Another Amazon Outage Is Affecting Websites and Consumers
When the outage issue arose it wasn’t a widespread problem. It was a small problem that affected some of Amazon’s EC2 services in North Virginia. However, that small outage quickly turned into a full-blown problem. Major services including Foursquare, Heroku, GitHub and HipChat have all been affected, as well as other sites that are hosted on the platform.
While the website outage is not nationwide, it is affecting a number of frustrated website operators. As IWPR tweeted, “Our https://iwpr.net website is part of the Amazon outage and is currently off-line. Thank you for your patience.” The Environmental Expert website is also down, with the site communicating via Twitter stating “Our website is currently down due to an outage from our hosting provider Amazon Web Services.” And so we begin to see the domino effect.

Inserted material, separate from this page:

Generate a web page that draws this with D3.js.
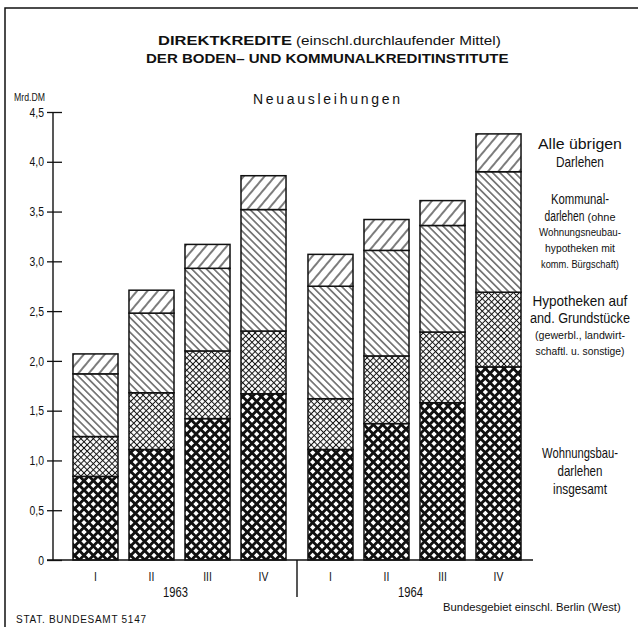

The sad thing is that this is not the first time that Amazon has had a problem with its EC2 services. You’d think that with the problems the cloud computing servers have encountered in recent months, Amazon would be on top of making sure its servers are running smoothly. Apparently that isn’t the case and there are still some glitches that need to be attended to. This hasn’t been overlooked by the public as twitter member Daniel O’Leary tweeted “If you want to run a cloud @amazon , call Lando.”
What’s the major problem in all of this? The fact that while people are tweeting up a storm, Amazon has not replied with any reason for the outage or any indication of when services are expected to be up and running again.

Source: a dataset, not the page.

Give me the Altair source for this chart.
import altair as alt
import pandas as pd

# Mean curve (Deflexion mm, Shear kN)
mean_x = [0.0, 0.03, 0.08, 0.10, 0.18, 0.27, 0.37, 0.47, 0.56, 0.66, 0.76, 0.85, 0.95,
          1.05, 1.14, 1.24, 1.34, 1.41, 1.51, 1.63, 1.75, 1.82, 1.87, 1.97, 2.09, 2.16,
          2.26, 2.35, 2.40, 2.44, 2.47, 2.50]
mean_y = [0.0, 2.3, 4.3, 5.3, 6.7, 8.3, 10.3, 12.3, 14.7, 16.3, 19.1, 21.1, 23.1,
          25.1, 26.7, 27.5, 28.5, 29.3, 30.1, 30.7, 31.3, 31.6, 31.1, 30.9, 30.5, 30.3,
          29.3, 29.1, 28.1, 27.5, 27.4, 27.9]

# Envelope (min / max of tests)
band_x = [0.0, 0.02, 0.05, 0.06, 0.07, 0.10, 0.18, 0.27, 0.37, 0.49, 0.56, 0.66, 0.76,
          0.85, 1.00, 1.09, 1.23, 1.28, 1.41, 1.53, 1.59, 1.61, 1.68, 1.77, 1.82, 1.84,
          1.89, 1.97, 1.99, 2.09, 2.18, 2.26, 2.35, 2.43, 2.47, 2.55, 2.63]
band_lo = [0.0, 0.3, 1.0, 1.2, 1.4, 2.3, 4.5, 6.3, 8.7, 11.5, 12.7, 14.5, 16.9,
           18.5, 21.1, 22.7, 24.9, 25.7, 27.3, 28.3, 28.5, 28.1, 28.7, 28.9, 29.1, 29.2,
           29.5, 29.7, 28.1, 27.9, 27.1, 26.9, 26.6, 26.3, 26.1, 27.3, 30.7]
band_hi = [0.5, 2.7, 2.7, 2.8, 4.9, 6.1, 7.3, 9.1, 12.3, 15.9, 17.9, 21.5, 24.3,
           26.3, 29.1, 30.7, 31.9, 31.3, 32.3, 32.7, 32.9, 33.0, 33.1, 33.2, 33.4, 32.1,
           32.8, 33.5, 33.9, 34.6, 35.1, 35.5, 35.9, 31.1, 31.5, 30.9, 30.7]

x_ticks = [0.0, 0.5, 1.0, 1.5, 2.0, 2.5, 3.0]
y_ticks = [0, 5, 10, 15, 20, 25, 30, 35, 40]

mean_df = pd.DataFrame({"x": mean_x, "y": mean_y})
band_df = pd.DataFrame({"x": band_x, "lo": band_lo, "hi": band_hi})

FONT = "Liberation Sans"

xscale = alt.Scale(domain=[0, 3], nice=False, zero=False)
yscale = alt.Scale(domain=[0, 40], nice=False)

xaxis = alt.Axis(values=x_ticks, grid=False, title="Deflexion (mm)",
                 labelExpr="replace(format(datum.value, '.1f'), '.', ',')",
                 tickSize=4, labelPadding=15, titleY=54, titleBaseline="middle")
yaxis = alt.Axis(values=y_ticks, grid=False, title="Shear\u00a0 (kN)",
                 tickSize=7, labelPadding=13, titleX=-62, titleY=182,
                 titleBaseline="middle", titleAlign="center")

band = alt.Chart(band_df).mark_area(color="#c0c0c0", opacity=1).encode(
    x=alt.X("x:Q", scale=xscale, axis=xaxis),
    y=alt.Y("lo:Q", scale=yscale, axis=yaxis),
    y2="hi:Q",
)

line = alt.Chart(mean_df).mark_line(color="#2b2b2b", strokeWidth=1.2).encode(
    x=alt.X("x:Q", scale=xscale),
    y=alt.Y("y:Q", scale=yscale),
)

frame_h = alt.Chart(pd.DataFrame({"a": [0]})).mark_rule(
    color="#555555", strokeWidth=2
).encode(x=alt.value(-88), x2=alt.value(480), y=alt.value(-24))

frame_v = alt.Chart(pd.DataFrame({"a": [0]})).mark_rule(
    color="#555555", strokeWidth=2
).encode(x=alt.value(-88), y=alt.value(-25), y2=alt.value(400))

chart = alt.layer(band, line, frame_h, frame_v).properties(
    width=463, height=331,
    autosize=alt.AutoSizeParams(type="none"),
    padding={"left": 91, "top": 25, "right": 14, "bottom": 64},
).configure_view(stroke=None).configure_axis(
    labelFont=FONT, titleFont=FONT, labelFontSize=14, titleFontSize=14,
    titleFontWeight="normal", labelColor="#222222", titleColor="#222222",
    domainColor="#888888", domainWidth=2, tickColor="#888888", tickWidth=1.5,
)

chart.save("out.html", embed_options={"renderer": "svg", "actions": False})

If Customers Tweet, Tweet Back
No one likes to feel as if they are talking to a brick wall. When the masses are tweeting about a problem and the company responsible for the issue does not tweet back, that is exactly what it feels like. Some of the websites that have been affected by the Amazon outage have taken it upon themselves to let their customers know what is going on via Twitter’s services. Amazon itself, however, has yet to utter a single word to those who have been tweeting. If your site goes down, don’t make your customers feel as though their concerns are going unheard. If they tweet, tweet back. Keep them updated. You’ll save your customers quite a bit of frustration and you may just save your company’s reputation by doing so.